Your goal: Return all of the data exactly as written, without the pictures.

** start Provided material **

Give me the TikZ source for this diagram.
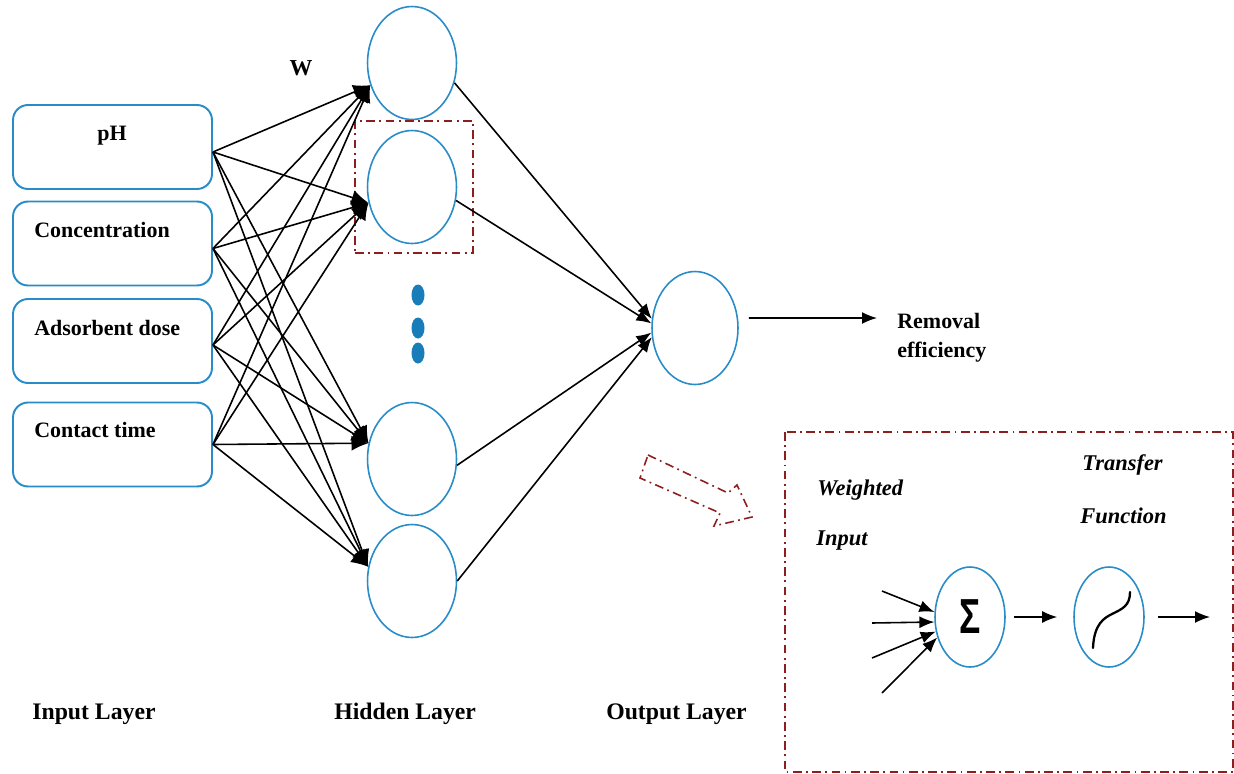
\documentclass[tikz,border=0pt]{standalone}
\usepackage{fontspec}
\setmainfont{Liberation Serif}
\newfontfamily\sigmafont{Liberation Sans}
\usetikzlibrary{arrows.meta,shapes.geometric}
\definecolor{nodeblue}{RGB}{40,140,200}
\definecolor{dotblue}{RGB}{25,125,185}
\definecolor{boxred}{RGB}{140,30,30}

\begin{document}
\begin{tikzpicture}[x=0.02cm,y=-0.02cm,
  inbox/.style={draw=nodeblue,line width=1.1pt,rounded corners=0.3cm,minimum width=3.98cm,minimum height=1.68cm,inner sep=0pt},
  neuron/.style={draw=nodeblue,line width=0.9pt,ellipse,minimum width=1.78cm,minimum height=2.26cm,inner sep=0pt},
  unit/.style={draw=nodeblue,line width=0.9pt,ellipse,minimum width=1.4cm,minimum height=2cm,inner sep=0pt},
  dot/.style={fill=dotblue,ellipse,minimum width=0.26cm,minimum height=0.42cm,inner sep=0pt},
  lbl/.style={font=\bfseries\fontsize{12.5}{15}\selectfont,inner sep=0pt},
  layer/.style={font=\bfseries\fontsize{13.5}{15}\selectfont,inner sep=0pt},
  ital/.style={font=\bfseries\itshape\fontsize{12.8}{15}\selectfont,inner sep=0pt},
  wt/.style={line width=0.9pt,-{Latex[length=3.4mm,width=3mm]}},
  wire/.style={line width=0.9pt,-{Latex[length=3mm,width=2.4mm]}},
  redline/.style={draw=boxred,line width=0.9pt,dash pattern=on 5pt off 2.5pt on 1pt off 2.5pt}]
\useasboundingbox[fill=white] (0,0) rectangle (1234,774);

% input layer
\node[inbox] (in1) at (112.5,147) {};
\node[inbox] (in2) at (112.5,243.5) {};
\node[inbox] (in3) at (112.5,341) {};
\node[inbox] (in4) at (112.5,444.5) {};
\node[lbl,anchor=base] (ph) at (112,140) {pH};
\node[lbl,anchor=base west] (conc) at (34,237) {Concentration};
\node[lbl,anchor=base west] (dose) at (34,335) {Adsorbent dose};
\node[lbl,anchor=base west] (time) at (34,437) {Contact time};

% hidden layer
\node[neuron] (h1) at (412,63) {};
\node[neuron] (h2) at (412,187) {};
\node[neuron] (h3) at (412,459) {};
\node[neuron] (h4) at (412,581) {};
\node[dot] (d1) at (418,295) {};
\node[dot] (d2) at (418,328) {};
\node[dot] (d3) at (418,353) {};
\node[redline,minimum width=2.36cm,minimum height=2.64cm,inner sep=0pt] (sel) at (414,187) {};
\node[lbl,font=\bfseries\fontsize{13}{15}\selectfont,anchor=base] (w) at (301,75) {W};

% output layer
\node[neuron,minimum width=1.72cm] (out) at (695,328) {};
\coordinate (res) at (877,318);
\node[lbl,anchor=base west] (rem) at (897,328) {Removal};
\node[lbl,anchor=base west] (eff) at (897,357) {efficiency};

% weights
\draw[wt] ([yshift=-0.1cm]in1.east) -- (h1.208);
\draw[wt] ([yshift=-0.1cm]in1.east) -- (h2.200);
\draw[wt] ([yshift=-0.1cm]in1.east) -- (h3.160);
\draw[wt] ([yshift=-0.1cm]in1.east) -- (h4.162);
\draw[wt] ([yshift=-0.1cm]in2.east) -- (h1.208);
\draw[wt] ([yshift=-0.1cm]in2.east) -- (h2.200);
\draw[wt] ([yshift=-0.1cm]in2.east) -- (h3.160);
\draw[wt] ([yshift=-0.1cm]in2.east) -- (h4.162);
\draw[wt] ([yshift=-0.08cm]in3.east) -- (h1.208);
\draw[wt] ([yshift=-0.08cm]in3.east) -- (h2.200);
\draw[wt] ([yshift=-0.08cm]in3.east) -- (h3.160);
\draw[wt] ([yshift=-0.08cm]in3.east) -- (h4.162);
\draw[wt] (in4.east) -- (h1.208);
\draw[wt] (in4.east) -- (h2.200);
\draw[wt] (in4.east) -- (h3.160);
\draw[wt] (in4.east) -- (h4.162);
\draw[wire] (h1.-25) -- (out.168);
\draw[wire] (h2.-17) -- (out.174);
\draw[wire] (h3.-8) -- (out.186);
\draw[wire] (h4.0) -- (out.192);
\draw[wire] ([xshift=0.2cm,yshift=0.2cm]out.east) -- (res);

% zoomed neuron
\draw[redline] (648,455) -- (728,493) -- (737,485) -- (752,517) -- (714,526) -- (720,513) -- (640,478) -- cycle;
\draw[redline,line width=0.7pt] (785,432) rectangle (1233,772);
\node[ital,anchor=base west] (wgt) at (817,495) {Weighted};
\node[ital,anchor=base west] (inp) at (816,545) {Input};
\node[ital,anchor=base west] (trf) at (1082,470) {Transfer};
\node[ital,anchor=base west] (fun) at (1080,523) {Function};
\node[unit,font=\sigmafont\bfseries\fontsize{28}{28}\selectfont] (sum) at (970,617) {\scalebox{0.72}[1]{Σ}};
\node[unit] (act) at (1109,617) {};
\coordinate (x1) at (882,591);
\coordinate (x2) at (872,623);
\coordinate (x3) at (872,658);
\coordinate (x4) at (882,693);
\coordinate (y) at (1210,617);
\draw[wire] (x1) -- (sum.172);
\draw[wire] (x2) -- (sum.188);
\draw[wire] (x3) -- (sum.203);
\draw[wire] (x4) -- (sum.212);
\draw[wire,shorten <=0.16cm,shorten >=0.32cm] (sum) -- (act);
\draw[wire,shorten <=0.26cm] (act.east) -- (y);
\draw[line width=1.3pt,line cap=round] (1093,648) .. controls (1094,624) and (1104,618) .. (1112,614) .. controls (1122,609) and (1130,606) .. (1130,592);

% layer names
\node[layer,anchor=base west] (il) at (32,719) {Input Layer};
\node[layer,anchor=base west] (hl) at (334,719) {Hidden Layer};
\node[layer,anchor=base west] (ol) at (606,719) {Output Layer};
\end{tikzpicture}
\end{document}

** end Provided material **

Result:
Give me the TikZ source for this diagram.
\documentclass[tikz,border=0pt]{standalone}
\usepackage{fontspec}
\setmainfont{Liberation Serif}
\newfontfamily\sigmafont{Liberation Sans}
\usetikzlibrary{arrows.meta,shapes.geometric}
\definecolor{nodeblue}{RGB}{40,140,200}
\definecolor{dotblue}{RGB}{25,125,185}
\definecolor{boxred}{RGB}{140,30,30}

\begin{document}
\begin{tikzpicture}[x=0.02cm,y=-0.02cm,
  inbox/.style={draw=nodeblue,line width=1.1pt,rounded corners=0.3cm,minimum width=3.98cm,minimum height=1.68cm,inner sep=0pt},
  neuron/.style={draw=nodeblue,line width=0.9pt,ellipse,minimum width=1.78cm,minimum height=2.26cm,inner sep=0pt},
  unit/.style={draw=nodeblue,line width=0.9pt,ellipse,minimum width=1.4cm,minimum height=2cm,inner sep=0pt},
  dot/.style={fill=dotblue,ellipse,minimum width=0.26cm,minimum height=0.42cm,inner sep=0pt},
  lbl/.style={font=\bfseries\fontsize{12.5}{15}\selectfont,inner sep=0pt},
  layer/.style={font=\bfseries\fontsize{13.5}{15}\selectfont,inner sep=0pt},
  ital/.style={font=\bfseries\itshape\fontsize{12.8}{15}\selectfont,inner sep=0pt},
  wt/.style={line width=0.9pt,-{Latex[length=3.4mm,width=3mm]}},
  wire/.style={line width=0.9pt,-{Latex[length=3mm,width=2.4mm]}},
  redline/.style={draw=boxred,line width=0.9pt,dash pattern=on 5pt off 2.5pt on 1pt off 2.5pt}]
\useasboundingbox[fill=white] (0,0) rectangle (1234,774);

% input layer
\node[inbox] (in1) at (112.5,147) {};
\node[inbox] (in2) at (112.5,243.5) {};
\node[inbox] (in3) at (112.5,341) {};
\node[inbox] (in4) at (112.5,444.5) {};
\node[lbl,anchor=base] (ph) at (112,140) {pH};
\node[lbl,anchor=base west] (conc) at (34,237) {Concentration};
\node[lbl,anchor=base west] (dose) at (34,335) {Adsorbent dose};
\node[lbl,anchor=base west] (time) at (34,437) {Contact time};

% hidden layer
\node[neuron] (h1) at (412,63) {};
\node[neuron] (h2) at (412,187) {};
\node[neuron] (h3) at (412,459) {};
\node[neuron] (h4) at (412,581) {};
\node[dot] (d1) at (418,295) {};
\node[dot] (d2) at (418,328) {};
\node[dot] (d3) at (418,353) {};
\node[redline,minimum width=2.36cm,minimum height=2.64cm,inner sep=0pt] (sel) at (414,187) {};
\node[lbl,font=\bfseries\fontsize{13}{15}\selectfont,anchor=base] (w) at (301,75) {W};

% output layer
\node[neuron,minimum width=1.72cm] (out) at (695,328) {};
\coordinate (res) at (877,318);
\node[lbl,anchor=base west] (rem) at (897,328) {Removal};
\node[lbl,anchor=base west] (eff) at (897,357) {efficiency};

% weights
\draw[wt] ([yshift=-0.1cm]in1.east) -- (h1.208);
\draw[wt] ([yshift=-0.1cm]in1.east) -- (h2.200);
\draw[wt] ([yshift=-0.1cm]in1.east) -- (h3.160);
\draw[wt] ([yshift=-0.1cm]in1.east) -- (h4.162);
\draw[wt] ([yshift=-0.1cm]in2.east) -- (h1.208);
\draw[wt] ([yshift=-0.1cm]in2.east) -- (h2.200);
\draw[wt] ([yshift=-0.1cm]in2.east) -- (h3.160);
\draw[wt] ([yshift=-0.1cm]in2.east) -- (h4.162);
\draw[wt] ([yshift=-0.08cm]in3.east) -- (h1.208);
\draw[wt] ([yshift=-0.08cm]in3.east) -- (h2.200);
\draw[wt] ([yshift=-0.08cm]in3.east) -- (h3.160);
\draw[wt] ([yshift=-0.08cm]in3.east) -- (h4.162);
\draw[wt] (in4.east) -- (h1.208);
\draw[wt] (in4.east) -- (h2.200);
\draw[wt] (in4.east) -- (h3.160);
\draw[wt] (in4.east) -- (h4.162);
\draw[wire] (h1.-25) -- (out.168);
\draw[wire] (h2.-17) -- (out.174);
\draw[wire] (h3.-8) -- (out.186);
\draw[wire] (h4.0) -- (out.192);
\draw[wire] ([xshift=0.2cm,yshift=0.2cm]out.east) -- (res);

% zoomed neuron
\draw[redline] (648,455) -- (728,493) -- (737,485) -- (752,517) -- (714,526) -- (720,513) -- (640,478) -- cycle;
\draw[redline,line width=0.7pt] (785,432) rectangle (1233,772);
\node[ital,anchor=base west] (wgt) at (817,495) {Weighted};
\node[ital,anchor=base west] (inp) at (816,545) {Input};
\node[ital,anchor=base west] (trf) at (1082,470) {Transfer};
\node[ital,anchor=base west] (fun) at (1080,523) {Function};
\node[unit,font=\sigmafont\bfseries\fontsize{28}{28}\selectfont] (sum) at (970,617) {\scalebox{0.72}[1]{Σ}};
\node[unit] (act) at (1109,617) {};
\coordinate (x1) at (882,591);
\coordinate (x2) at (872,623);
\coordinate (x3) at (872,658);
\coordinate (x4) at (882,693);
\coordinate (y) at (1210,617);
\draw[wire] (x1) -- (sum.172);
\draw[wire] (x2) -- (sum.188);
\draw[wire] (x3) -- (sum.203);
\draw[wire] (x4) -- (sum.212);
\draw[wire,shorten <=0.16cm,shorten >=0.32cm] (sum) -- (act);
\draw[wire,shorten <=0.26cm] (act.east) -- (y);
\draw[line width=1.3pt,line cap=round] (1093,648) .. controls (1094,624) and (1104,618) .. (1112,614) .. controls (1122,609) and (1130,606) .. (1130,592);

% layer names
\node[layer,anchor=base west] (il) at (32,719) {Input Layer};
\node[layer,anchor=base west] (hl) at (334,719) {Hidden Layer};
\node[layer,anchor=base west] (ol) at (606,719) {Output Layer};
\end{tikzpicture}
\end{document}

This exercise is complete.